2022-01-01
Este año que acaba ha sido duro, raro y complicado hasta la saciedad. Es normal recapitular al final de cada 365 días y cuarto, y no importa tanto la fecha como el hecho en sí. Las personas, sobre todo las personas sociales, necesitan establecer marcos de referencia sobre los que comparar, alegrarse o ponerse tristes, fijarse objetivos incumplibles y tomar aire.
Yo también voy a hacerlo en estas líneas, y me perdonará el lector la introspección. Será muy liviana, lo justo para establecer mi tesis que quizás no será muy amable.
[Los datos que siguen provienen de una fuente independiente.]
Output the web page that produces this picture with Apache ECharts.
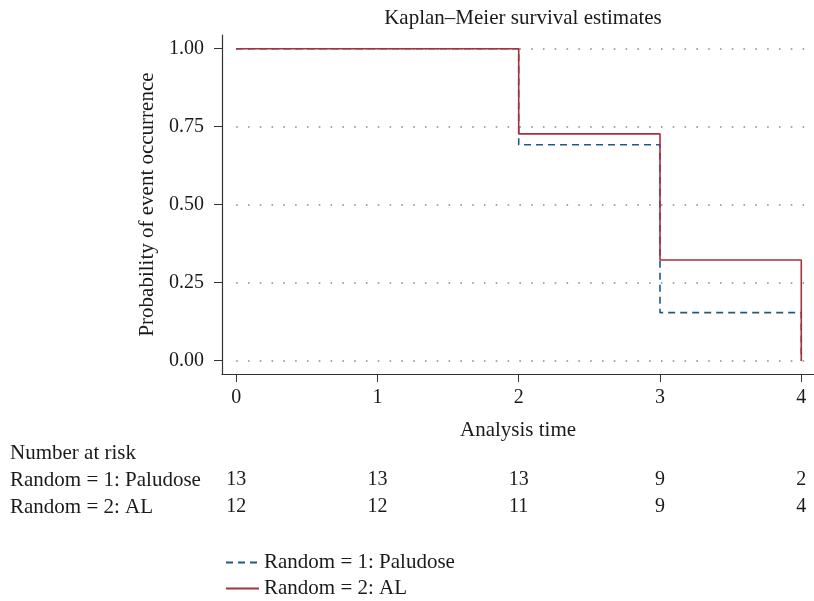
<!DOCTYPE html>
<html>
<head>
<meta charset="utf-8">
<script src="https://cdn.jsdelivr.net/npm/echarts@6/dist/echarts.min.js"></script>
<style>html,body{margin:0;padding:0;background:#fff}#c{width:814px;height:601px}</style>
</head>
<body>
<div id="c"></div>
<script>
// ---- data ----
var xTicks = [0, 1, 2, 3, 4];
var yTicks = [0, 0.25, 0.5, 0.75, 1];
var seriesNames = ['Random = 1: Paludose', 'Random = 2: AL'];
var paludoseTimes = [0, 2, 3, 4];
var paludoseSurv = [1, 0.692, 0.154, 0];
var alTimes = [0, 2, 3, 4];
var alSurv = [1, 0.727, 0.323, 0];
var riskTimes = [0, 1, 2, 3, 4];
var riskPaludose = [13, 13, 13, 9, 2];
var riskAL = [12, 12, 11, 9, 4];

var FONT = '"Liberation Serif", "DejaVu Serif", serif';
var TXT = '#1a1a1a';
var FS = 21;   // text
var FN = 20;   // numbers

function pairs(xs, ys) { return xs.map(function (x, i) { return [x, ys[i]]; }); }
var riskData = [];
riskTimes.forEach(function (t, i) {
  riskData.push([t, seriesNames[0], riskPaludose[i]]);
  riskData.push([t, seriesNames[1], riskAL[i]]);
});

function legendFor(name, top) {
  return {
    orient: 'vertical', left: 220, top: top,
    itemWidth: 33, itemHeight: 14, itemGap: 6,
    data: [name],
    itemStyle: {opacity: 0},
    textStyle: {fontFamily: FONT, fontSize: FS, color: TXT}
  };
}

var chart = echarts.init(document.getElementById('c'), null, {renderer: 'canvas'});
chart.setOption({
  animation: false,
  backgroundColor: '#fff',
  textStyle: {fontFamily: FONT, color: TXT},
  title: {
    text: 'Kaplan\u2013Meier survival estimates',
    left: 518, top: 3, textAlign: 'center',
    textStyle: {fontFamily: FONT, fontSize: FS, fontWeight: 'normal', color: TXT}
  },
  legend: [legendFor(seriesNames[0], 547), legendFor(seriesNames[1], 573)],
  graphic: [{
    type: 'text', left: 10, top: 443,
    style: {text: 'Number at risk', font: FS + 'px ' + FONT, fill: TXT}
  }],
  grid: [
    {left: 222, right: 0, top: 35, bottom: 227},
    {left: 222, right: 0, top: 466.5, height: 54}
  ],
  xAxis: [{
    type: 'value', gridIndex: 0, min: -0.1, max: 4.09,
    name: 'Analysis time', nameLocation: 'middle', nameGap: 46,
    nameTextStyle: {fontFamily: FONT, fontSize: FS, color: TXT},
    axisLine: {show: true, onZero: false, lineStyle: {color: '#333', width: 1.2}},
    axisTick: {show: true, customValues: xTicks, length: 8, lineStyle: {color: '#333'}},
    axisLabel: {customValues: xTicks, margin: 14, fontFamily: FONT, fontSize: FN, color: TXT},
    splitLine: {show: false}
  }, {
    type: 'value', gridIndex: 1, min: -0.1, max: 4.09,
    axisLine: {show: false}, axisTick: {show: false}, axisLabel: {show: false},
    splitLine: {show: false}
  }],
  yAxis: [{
    type: 'value', gridIndex: 0, min: -0.0426, max: 1.044,
    name: 'Probability of event occurrence', nameLocation: 'middle', nameGap: 62,
    nameTextStyle: {fontFamily: FONT, fontSize: FS, color: TXT},
    axisLine: {show: true, onZero: false, lineStyle: {color: '#333', width: 1.2}},
    axisTick: {show: true, customValues: yTicks, length: 8, lineStyle: {color: '#333'}},
    axisLabel: {customValues: yTicks, margin: 18, fontFamily: FONT, fontSize: FN, color: TXT,
      formatter: function (v) { return v.toFixed(2); }},
    splitLine: {show: false}
  }, {
    type: 'category', gridIndex: 1, inverse: true, data: seriesNames,
    axisLine: {show: false}, axisTick: {show: false}, splitLine: {show: false},
    axisLabel: {interval: 0, hideOverlap: false, align: 'left', margin: 212,
      fontFamily: FONT, fontSize: FS, color: TXT}
  }],
  series: [{
    name: seriesNames[0], type: 'line', step: 'end', symbol: 'none',
    xAxisIndex: 0, yAxisIndex: 0, z: 3,
    lineStyle: {color: '#1f5a85', width: 1.6, type: [7, 5]},
    itemStyle: {color: '#1f5a85'},
    data: pairs(paludoseTimes, paludoseSurv),
    markLine: {
      silent: true, symbol: 'none', label: {show: false}, z: 1,
      lineStyle: {color: '#8a8a8a', width: 1.6, type: [1.6, 10.2]},
      data: yTicks.map(function (v) { return [{coord: [0, v]}, {coord: [4.09, v]}]; })
    }
  }, {
    name: seriesNames[1], type: 'line', step: 'end', symbol: 'none',
    xAxisIndex: 0, yAxisIndex: 0, z: 4,
    lineStyle: {color: '#ab303b', width: 1.6, type: 'solid'},
    itemStyle: {color: '#ab303b'},
    data: pairs(alTimes, alSurv)
  }, {
    type: 'scatter', xAxisIndex: 1, yAxisIndex: 1, symbolSize: 0,
    silent: true, legendHoverLink: false,
    itemStyle: {opacity: 1},
    label: {show: true, position: 'inside', fontFamily: FONT, fontSize: FN, color: TXT, opacity: 1,
      formatter: function (p) { return String(p.value[2]); }},
    data: riskData
  }]
});
</script>
</body>
</html>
Pero ya voy a cumplir (si los cumplo) sesenta años, y con la ventaja que me da una cierta largura de horizonte trasero puedo hablar de lo que me parece el futuro de este agridulce país: confesaré que lo veo negro; negro zaíno.
En este punto, un lector avispado esperará que me arranque a opinar de todo el pifostio que tenemos montado entre el gobierno y la judicatura, que es tema de actualidad y muy grave. Pero no. No, porque siendo actual y grave no es, en mi opinión, sino una de las variadas consecuencias de un mal de origen mucho más profundo y de difícil remedio: esto es España, y está lleno de españoles.
Voy con la leve introspección prometida. Yo no voté en los referendos de la Reforma Política o de la Constitución, ni pude otorgar mi voto en las dos primeras elecciones, del 77 y del 79. No tenía la edad. Pero recuerdo que tenía ojos y oídos.
Mi vida está siendo (así lo pienso íntimamente) un permanente aprendizaje, del que hasta ahora dudo me merezca el aprobado. En ciertas ocasiones me he reconocido a mí mismo un error mantenido en el tiempo, o quizás una evolución sobre algún pensamiento de los que parecen inamovibles, y he rectificado. Como soy una persona de convicciones sólidas, los cambios de opinión también lo son. Y eso es lo que me ocurre con nuestra modélica Transición Democrática: durante 30 años, creí sinceramente que estuvo bien teniendo en cuenta las circunstancias, que se hizo lo mejor que se pudo y que el resultado era, en términos generales, aceptable. Desde hace unos años, ocho o diez, mi opinión ha cambiado: creo que, en términos históricos, de proyección futura, fue una auténtica chapuza, un autoengaño colectivo o un plan (atado y bien atado) que salió bien a los malos. Quizás un poco de todo.
No puedo asegurarlo, pero me parece que mucha gente de mi edad comparte, sino la opinión, al menos el sentimiento.
Y es que la diferencia entre el antes y el ahora es abismal. Resulta indiscutible, e insufrible también, que la sociedad española de los años 80 y 90 era mucho más abierta, sana y proactiva que la actual. Con crisis económicas, que siempre las hubo, o sin ellas, con ETA asesinando, con Martes y 13 haciendo humor casposo, la vida social aún no se había emponzoñado de política. Aunque era irremediable que eso llegaría a suceder, aún no lo sabíamos.
Todo empezó a torcerse en la redacción de la Constitución. Formalmente, es avanzada, correcta y equiparable a otras de países vecinos. Entonces, ¿por qué parece tan difícil que se apliquen sus preceptos? Pues porque no se hizo para regir el Derecho patrio, sino como primera y más gorda moneda de cambio entre intereses contrapuestos. Debimos darnos cuenta, pero en aquel momento las gentes de a pie andábamos cegados por la ilusión y el nuevo mundo que se mostraba ante nosotros. Mientras tanto, los aprendices de políticos iban aprendiendo muy deprisa, y la élite saliente negociaba con intereses su aparente retirada. De los 96 procuradores que votaron contra la Ley de la Reforma Política, no dudo de que algunos lo harían por convicciones ideológicas (estaban, además, en su derecho), pero yo creo que otros fueron simplemente designados para evitar que un vuelco tan radical quedase bajo sospecha si se producía sin apenas oposición aparente.
Y con la Constitución, llegó el Estado autonómico. Una construcción lógica y justa para un país con cierta cultura, pero un desastre de consecuencias abismales para esta España sin educar, con políticos aprendices de brujo y un afán por aparentar normalidad que finalmente ha resultado suicida. Ojo, no se vaya a confundir nadie. Soy una persona progresista, y creo en los derechos históricos de los pueblos que componen el Estado. Pero montar un estado autonómico sin más en la España de la Transición, dejando todos los desarrollos normativos “para después”, fue meternos en un pozo del cual no vamos a salir fácilmente.
En el siguiente artículo analizaré dos de las consecuencias de este modelo político, adónde nos han llevado y la situación en la que nos encontramos. Los años por venir serán, lamento pensar así, muy sombríos.